Review

Roman J. Israel, Esq.

Denzel Washington takes on the role of a socially incompetent legal savant in Dan Gilroy’s Roman J. Israel, Esq.
Denzel Washington takes on the role of a socially incompetent legal savant in Dan Gilroy’s Roman J. Israel, Esq.

You get the sense Denzel Washington is looking for new mountains to climb. Having previously ascended all the smaller peaks en route to summiting on Mount Icon, where he firmly planted his flag, Washington has been in search of new territory.

The last couple of years has seen him swinging back and forth between labors of love and much more conventional movie star gumbo. You can imagine a man with his extraordinary talents and proclivities would relish the opportunity to try something different and counter to his image, and in portraying Dan Gilroy's title character, he has certainly found one.

Roman J. Israel, Esq.

82 Cast: Denzel Washington, Colin Farrell, Carmen Ejogo, Hugo Armstrong, Nanzeen Contractor, Lynda Gravatt, Sam Gilroy

Director: Dan Gilroy

Rating: PG-13

Running time: 2 hours, 9 minutes

Roman J. Israel is a longtime behind-the-scenes criminal and civil rights lawyer with a direct and somewhat peculiar way of going about things. Working with his longtime partner, a man we never meet but are told about in hallowed tones, Roman was allowed to be master of his own tiny domain, making $500 a week using his savant-like memory and legal mind to trapeze around in law books, filing motions, setting appeals, and living a bit like an eccentric scientist left to his own set of beakers in an otherwise empty laboratory.

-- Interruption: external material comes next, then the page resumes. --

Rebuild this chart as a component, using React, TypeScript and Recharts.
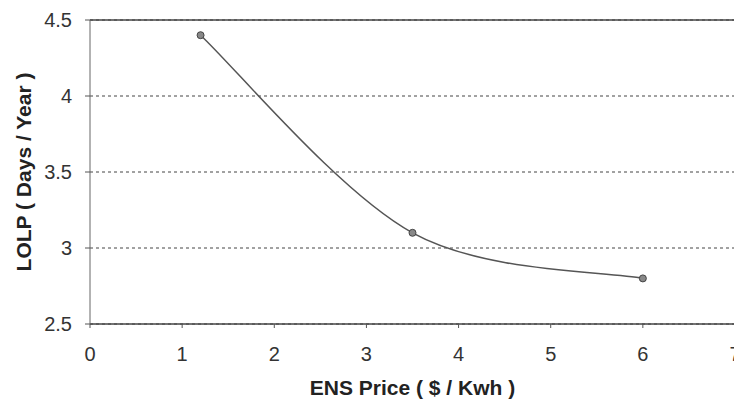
import React from 'react'
import { LineChart, Line, XAxis, YAxis, CartesianGrid, ReferenceLine, Label } from 'recharts'

// ENS price ($/kWh) against LOLP (days/year)
const ensPrice = [1.2, 3.5, 6]
const lolp = [4.4, 3.1, 2.8]

const xTicks = [0, 1, 2, 3, 4, 5, 6, 7]
const yTicks = [2.5, 3, 3.5, 4, 4.5]

const data = ensPrice.map((price, i) => ({ price, lolp: lolp[i] }))

const ink = '#333'
const font = 'Arial, "Liberation Sans", sans-serif'

// spreadsheet-style smoothing: cubic bezier through the points, tangents from neighbours / 6
const smoothCurve = (context: any) => {
  let pts: number[][] = []
  return {
    areaStart() {},
    areaEnd() {},
    lineStart() {
      pts = []
    },
    point(x: number, y: number) {
      pts.push([+x, +y])
    },
    lineEnd() {
      const n = pts.length
      if (!n) return
      context.moveTo(pts[0][0], pts[0][1])
      for (let i = 0; i < n - 1; i++) {
        const p0 = pts[Math.max(i - 1, 0)]
        const p1 = pts[i]
        const p2 = pts[i + 1]
        const p3 = pts[Math.min(i + 2, n - 1)]
        context.bezierCurveTo(
          p1[0] + (p2[0] - p0[0]) / 6,
          p1[1] + (p2[1] - p0[1]) / 6,
          p2[0] - (p3[0] - p1[0]) / 6,
          p2[1] - (p3[1] - p1[1]) / 6,
          p2[0],
          p2[1]
        )
      }
    },
  }
}

export default function App() {
  return (
    <div style={{ position: 'absolute', left: 0, top: 0, width: 734, height: 400, overflow: 'hidden', background: '#fff' }}>
      <LineChart
        width={760}
        height={400}
        data={data}
        margin={{ top: 20, right: 25, bottom: 0, left: 0 }}
        style={{ fontFamily: font }}
      >
        <CartesianGrid vertical={false} stroke="#444" strokeDasharray="3 3" strokeWidth={1} />
        <ReferenceLine y={4.5} stroke="#444" strokeWidth={1.5} />
        <XAxis
          type="number"
          dataKey="price"
          domain={[0, 7]}
          ticks={xTicks}
          interval={0}
          height={76}
          tickSize={4}
          tickMargin={19}
          stroke="#555"
          axisLine={{ stroke: '#444', strokeWidth: 1.5 }}
          tick={{ fontSize: 20, fill: ink }}
        >
          <Label
            value="ENS Price ( $ / Kwh )"
            position="insideBottom"
            offset={5}
            style={{ fontSize: 21, fontWeight: 'bold', fill: '#222', fontFamily: font }}
          />
        </XAxis>
        <YAxis
          type="number"
          domain={[2.5, 4.5]}
          ticks={yTicks}
          interval={0}
          width={90}
          tickSize={5}
          tickMargin={13}
          stroke="#555"
          axisLine={{ stroke: '#666', strokeWidth: 1 }}
          tick={{ fontSize: 20, fill: ink }}
        >
          <Label
            value="LOLP ( Days / Year )"
            angle={-90}
            position="insideLeft"
            offset={24}
            style={{ textAnchor: 'middle', fontSize: 21, fontWeight: 'bold', fill: '#222', fontFamily: font }}
          />
        </YAxis>
        <Line
          type={smoothCurve as any}
          dataKey="lolp"
          stroke="#555"
          strokeWidth={1.5}
          dot={{ r: 3.5, fill: '#888', stroke: '#444', strokeWidth: 1 }}
          activeDot={false}
          isAnimationActive={false}
        />
      </LineChart>
    </div>
  )
}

With his penchant for jazz -- he nearly always has headphones on when enduring the outside world -- and his passion for social change and advocacy, he makes for a fascinating sort of character, but a pretty dubious lawyer. This only becomes more obvious when his longtime law firm partner has a heart attack and is in a vegetative state. Another lawyer is brought in by the family to clean up the books and close out the remaining cases, and that's when Roman's carefully laid-out life becomes turned upside down. The lawyer, George Pierce (Colin Farrell) is everything Roman is not: successful and slick, with a host of expensive tailored suits, a ripping BMW, and a booming firm of his own in a swank L.A. high-rise. Seeing something of his old mentor -- Roman's former partner -- in him, Pierce brings Roman on board, shuttling a sweep of low-income cases his way, despite Roman's obvious discomfort at working in such a place.

It is not a good fit, to say the least, and inside of a week, Roman has insulted the other bigwigs, misrepresented a client, and put himself on the precipice of being fired. Quite literally having nowhere else to go, not even a civil rights organization led by the captivating Maya Alston (Carmen Ejogo), who sees in him something of an inspiration, Roman is forced to make do as best he can until fate throws him a different possibility.

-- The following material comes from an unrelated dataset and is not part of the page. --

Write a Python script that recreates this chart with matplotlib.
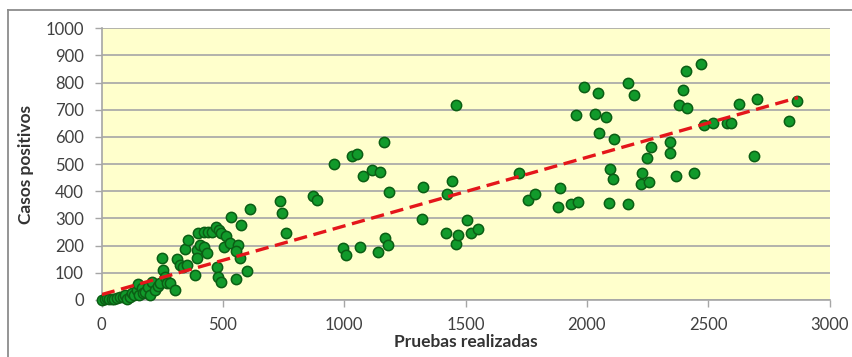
import matplotlib.pyplot as plt
from matplotlib.lines import Line2D

# Pruebas realizadas vs casos positivos
pruebas = [3, 12, 20, 30, 41, 50, 62, 75, 86, 96, 103, 116, 123, 135, 144, 150, 155,
           164, 171, 180, 192, 199, 206, 219, 230, 240, 247, 253, 260, 267, 281, 301,
           312, 322, 336, 343, 350, 356, 384, 391, 393, 397, 404, 421, 421, 432, 438,
           455, 470, 484, 493, 503, 514, 530, 532, 552, 562, 569, 576, 599, 610, 475,
           480, 493, 555, 733, 743, 758, 870, 888,
           959, 993, 1007, 1030, 1053, 1065, 1077, 1113, 1137, 1148, 1162, 1166, 1180,
           1183, 1320, 1324, 1421, 1425, 1442, 1460, 1460, 1470, 1505, 1523, 1550, 1720,
           1756, 1786, 1879, 1887, 1935, 1957, 1964, 1990,
           2035, 2046, 2049, 2079, 2090, 2095, 2109, 2112, 2169, 2169, 2194, 2222, 2227,
           2246, 2255, 2266, 2341, 2341, 2367, 2378, 2396, 2409, 2414, 2440, 2471, 2482,
           2519, 2579, 2594, 2627, 2689, 2701, 2833, 2867]
casos = [0, 2, 6, 3, 3, 5, 6, 12, 10, 18, 3, 12, 27, 20, 37, 59, 18,
         43, 25, 30, 49, 18, 67, 37, 50, 61, 153, 110, 86, 61, 61, 37,
         150, 129, 123, 187, 129, 221, 92, 184, 153, 245, 202, 194, 251, 174, 251,
         251, 270, 258, 245, 194, 235, 211, 307, 76, 202, 153, 276, 108, 334, 120,
         86, 67, 180, 364, 319, 245, 383, 368,
         499, 190, 166, 531, 536, 194, 458, 478, 177, 472, 580, 227, 202,
         399, 297, 416, 245, 389, 438, 717, 207, 238, 293, 245, 260, 466,
         368, 389, 341, 413, 353, 680, 361, 783,
         683, 763, 614, 672, 358, 481, 445, 594, 797, 355, 754, 427, 466,
         521, 433, 564, 582, 540, 458, 716, 773, 844, 708, 469, 869, 644,
         650, 653, 650, 721, 530, 739, 660, 732]

# linea de tendencia
tendencia_x = [0, 2870]
tendencia_y = [20, 745]

plt.rcParams['font.family'] = ['Lato', 'DejaVu Sans']

fig = plt.figure(figsize=(8.52, 3.57), dpi=100)
ax = fig.add_axes([0.1194, 0.1597, 0.8542, 0.761])
ax.set_facecolor('#FFFFCC')

ax.scatter(pruebas, casos, s=55, color='#119A2B', edgecolors='#0B5E14',
           linewidths=1.1, zorder=3, clip_on=False)
ax.plot(tendencia_x, tendencia_y, color='#E4161B', linestyle=(0, (4, 2)),
        linewidth=2.4, zorder=4)

ax.set_xlim(0, 3000)
ax.set_ylim(0, 1000)
ax.set_xticks(range(0, 3001, 500))
ax.set_yticks(range(0, 1001, 100))
ax.yaxis.grid(True, color='#A6A6A6', linewidth=1.2)
ax.set_axisbelow(True)
for s in ['top', 'right']:
    ax.spines[s].set_visible(False)
for s in ['left', 'bottom']:
    ax.spines[s].set_color('#A6A6A6')
    ax.spines[s].set_linewidth(1.2)
ax.tick_params(axis='both', colors='#A6A6A6', labelcolor='#404040',
               labelsize=12, length=5, width=1.0)
ax.tick_params(axis='x', pad=7)
ax.tick_params(axis='y', pad=8)

ax.set_xlabel('Pruebas realizadas', fontsize=12.5, fontweight='bold',
              color='#333333', labelpad=1)
ax.set_ylabel('Casos positivos', fontsize=12.5, fontweight='bold',
              color='#333333', labelpad=8)

# marco del grafico
fig.add_artist(Line2D([8/852, 1], [1 - 10/357, 1 - 10/357],
                      transform=fig.transFigure, color='#8C8C8C', linewidth=1.3))
fig.add_artist(Line2D([8/852, 8/852], [0, 1 - 10/357],
                      transform=fig.transFigure, color='#8C8C8C', linewidth=1.3))

plt.savefig('out.png', dpi=100)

Washington clearly has a lot of fun inhabiting Roman's shambling gait, his social miscues, and his inability to stay his mouth, even when its clear its to his detriment. In one memorable scene, with Roman appealing for a job, his embarrassment and humiliation actually bring tears rolling down his cheeks. It is through Washington's genius, the suppression of his formidable star power, that makes a man like Roman able to slip through the streets with his enormous briefcase, virtually unnoticed.

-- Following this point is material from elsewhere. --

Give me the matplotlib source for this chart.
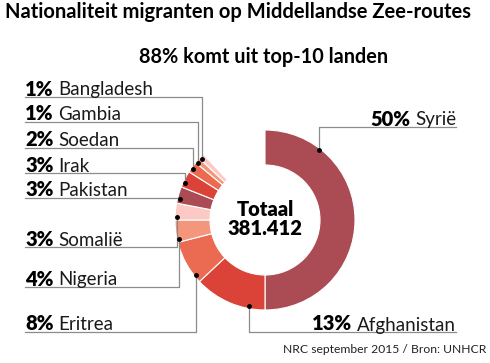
import numpy as np
import matplotlib.pyplot as plt

countries=["Syrië","Afghanistan","Eritrea","Nigeria","Somalië","Pakistan","Irak","Soedan","Gambia","Bangladesh"]
shares=[50,13,8,4,3,3,3,2,1,1]
total_text="Totaal\n381.412"

title="Nationaliteit migranten op Middellandse Zee-routes"
subtitle="88% komt uit top-10 landen"
footer="NRC september 2015 / Bron: UNHCR"

colors=["#ab4b54","#db4339","#eb6b52","#f4967b","#fcc9c4"]*2

# layout (pixels, y down)
cx,cy=265,220
r_out,ring=90,35
label_y=[127,332,332,287,247,198,173,148,122,97]
dot_frac=[0.21,0.23,0.16,0.15,0.2,0.3,0.3,0.4,0.15,0.3]
right_side=[True,True,False,False,False,False,False,False,False,False]

font="Lato"
plt.rcParams["font.family"]=[font,"DejaVu Sans"]

fig=plt.figure(figsize=(4.9,3.63),dpi=100)
ax=fig.add_axes([0,0,1,1])

ax.pie(np.array(shares)/100,normalize=False,startangle=-90,counterclock=True,
       radius=r_out,center=(cx,cy),colors=colors,
       wedgeprops=dict(width=ring,edgecolor="white",linewidth=0.8))

ax.set_xlim(0,490)
ax.set_ylim(363,0)
ax.axis("off")

starts=np.cumsum([0]+shares[:-1])*3.6
for i,name in enumerate(countries):
    a=np.radians(starts[i]+dot_frac[i]*shares[i]*3.6)
    dx=cx+88*np.sin(a)
    dy=cy-88*np.cos(a)
    ly=label_y[i]
    if right_side[i]:
        ax.plot([dx,dx,456],[dy,ly,ly],color="#8c8c8c",lw=0.9,zorder=3)
        t=ax.text(456,ly-1.5,name,ha="right",va="baseline",fontsize=13.5,color="#1a1a1a")
        ax.annotate(f"{shares[i]}%",xy=(0,0),xycoords=t,xytext=(-3.5,0),textcoords="offset points",
                    ha="right",va="bottom",fontsize=14.5,fontweight="heavy")
    else:
        ax.plot([25,dx,dx],[ly,ly,dy],color="#8c8c8c",lw=0.9,zorder=3)
        t=ax.text(25,ly-1.5,f"{shares[i]}%",ha="left",va="baseline",fontsize=14.5,fontweight="heavy")
        ax.annotate(name,xy=(1,0),xycoords=t,xytext=(3.5,0),textcoords="offset points",
                    ha="left",va="bottom",fontsize=13.5,color="#1a1a1a")
    ax.plot(dx,dy,"o",color="black",ms=2.5,zorder=4)

ax.text(5,18.3,title,ha="left",va="baseline",fontsize=14.5,fontweight="bold")
ax.text(264,63.3,subtitle,ha="center",va="baseline",fontsize=14.3,fontweight="bold")
ax.text(cx,219,total_text,ha="center",va="center",fontsize=14.5,fontweight="heavy",linespacing=1.05)
ax.text(486,353,footer,ha="right",va="baseline",fontsize=8.7,color="#222222")

fig.savefig("out.png",dpi=100)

Gilroy could have played this as a show of the character's honor, a testament to his super-human convictions, but instead, we see Roman as vaguely pathetic, aging right out of contemporary culture. At a civil rights meeting set up by Maya, he doesn't last three minutes in front of the group before running afoul of millennials who take umbrage with his sense of decorum.

The ending of the film comes abruptly, with much relying upon a peculiar and not entirely convincing change of heart from a character previously shown to be rather heartless.